Désiré Soyez, facteur dans les décombres de la poste de Dunkerque en 1940
Eglise de Malo-les-bains en feu le 24 mai 1940 (extraite du livre "Notre-Dame du Sacré-Coeur, Malo-les-Bains, Notre-Dame des Flots" de J et L Denière)
"Et puis ailleurs c'était la même chose; l'Eglise de Malo a brûlé elle aussi complètement le 2 juin; il n'en reste rien que les murs. Et la tour ! Et bien d'autres bâtiments encore !
- La tour a brûlé ?
-Oui !
- Comme c'est curieux, il n'y paraît pas ! de loin nous l'avons aperçue, elle paraissait intacte !
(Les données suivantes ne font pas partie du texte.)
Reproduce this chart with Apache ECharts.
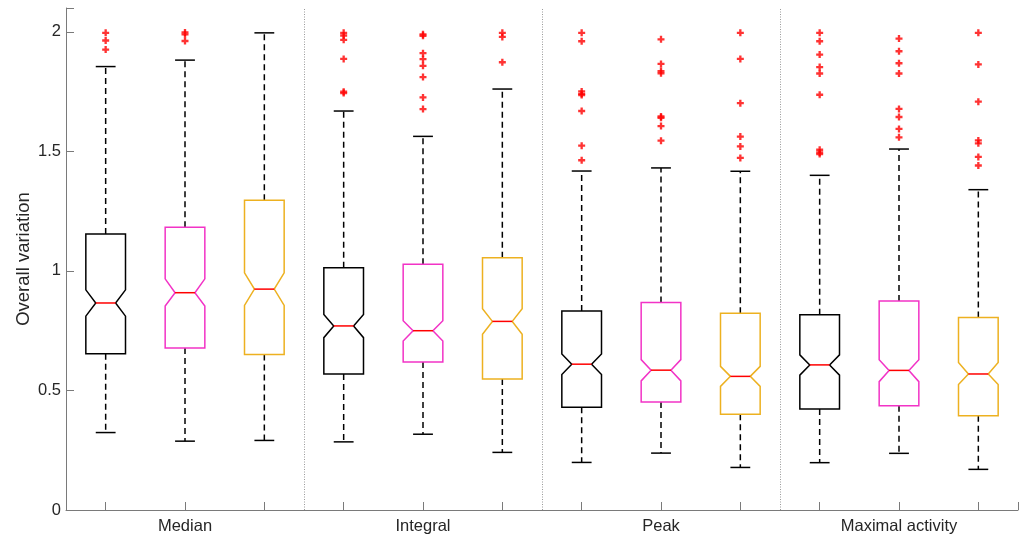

- Oui, vu de l'extérieur ! mais l'intérieur est entièrement détruit ! Et puis les Allemands sont arrivés. Il n'en est pas passé beaucoup ici, mais avec terreur l'on entendait résonner le martèlement de leurs bottes sur le pavé de la route.
- Tu n'as pas vu beaucoup d'Allemands ?
- Non, seulement quelques-uns, là, au milieu de la route et qui se dirigeaient vers le Casino. Il paraît qu'ils sont tous au bord de la mer ! Le réembarquement a été également terrible ! Il y a eu beaucoup de tués et de blessés en mer, sur les jetées, sur la plage et dans les dunes, ainsi qu'au Fort-des-Dunes où il y a eu de la résistance. Les Anglais ont construit des ponts de camions pour rejoindre les petites embarcations qui les conduisaient aux bateaux en pleine mer, qui allaient les mener en Angleterre. Certains ont réussi ! D'autres ont échoué ! des soldats français ont réussi également à s'en aller de cette façon. Moi, je n'ai pas vu la plage, mais monsieur Bourbillon nous en racontait ! Il s'y rendait journellement lui."